Wow. Are these the standard analyzers? Do I really need "stop", "keywords" and "stemmer" if I want them to work like the default language analyzers? Because my product can be used in many languages, I would need to save all these analyzers listed there...

And even if I would use the ngram-analyzer I still don't find a query where I can hand over multiple wildcard-fields but an exact-query. Do you have one in mind?

Not exactly but something like this:

Or with the mapping I shared previously here is what you can write in Java:

I am sorry I still don't get it. Wouldn't that only boost the importance of one field and not the matching of the query-string? I tried the "fuzziness" paramter in a Query String Query by now but that still finds "Müller" when I want to search exactly for "Müll" =/

It should find both but with a preference for the exact one.

Hm well maybe I should have added: That value is most likely to occur only in one field. I only pass multiple fields because I cannot be sure in which field the value is saved exactly.

I just wanted to post an update: I thought a solution would be to search on the "keyword" field, yet it doesn't work when the field has a space in it. Is it possible to do this somehow?

Could you provide a full recreation script as described in About the Elasticsearch category. It will help to better understand what you are doing. Please, try to keep the example as simple as possible.

A full reproduction script will help readers to understand, reproduce and if needed fix your problem. It will also most likely help to get a faster answer.

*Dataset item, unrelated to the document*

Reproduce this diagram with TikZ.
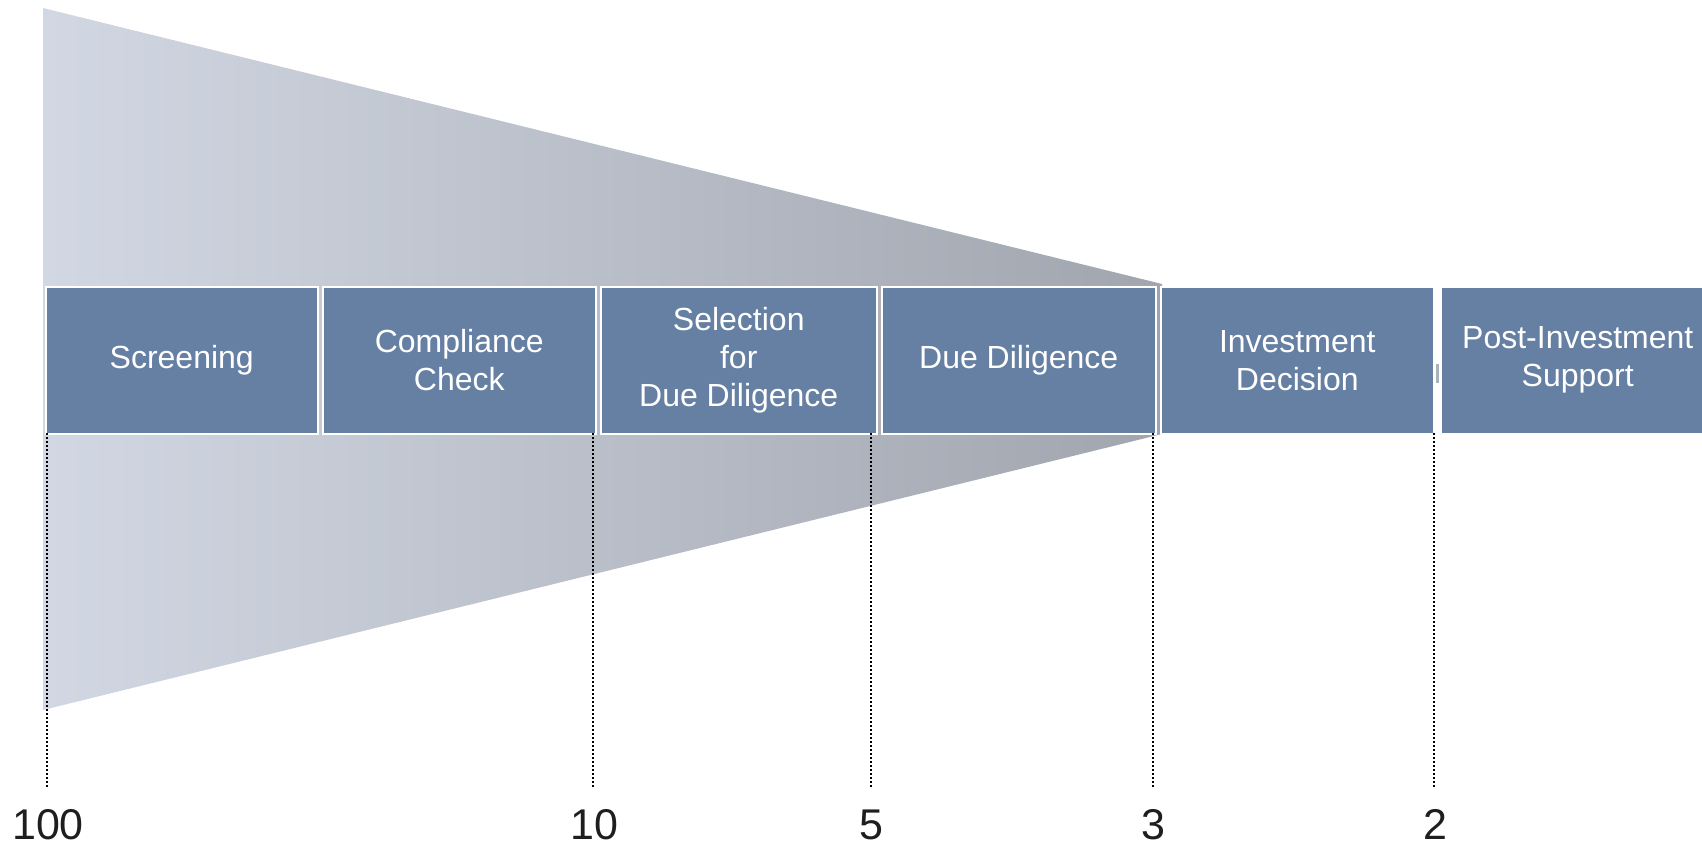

Here is the recration script:

DELETE index
PUT index
{
  "settings": {
    "analysis": {
      "analyzer": {
        "standard": {
          "tokenizer": "standard",
          "filter": [
            "ngram_filter"
          ]
        }
      },
      "filter": {
        "ngram_filter": {
          "type": "ngram",
          "min_gram": 3,
          "max_gram": 3
        }
      }
    }
  },
  "mappings": {
    "doc": {
      "properties": {
        "path.test.1": {
          "type": "text",
          "analyzer": "standard"
        },
        "path.example.1": {
          "type": "text",
          "analyzer": "standard"
        }
      }
    }
  }
}
POST index/doc
{
  "path.test.1": "basket"
}
POST index/doc
{
  "path.example.1": "basketball"
}
GET /index/_search
{
  "query": {
    "query_string": {
      "fields": ["path.test.*", "path.example.*"],
      "query": "basket"
    }
  }
}

What I am searching for now is a query that returns EXACTLY "basket" and where I can pass multiple field-names with wildcards in them (because under "path.test" can be multiple fields)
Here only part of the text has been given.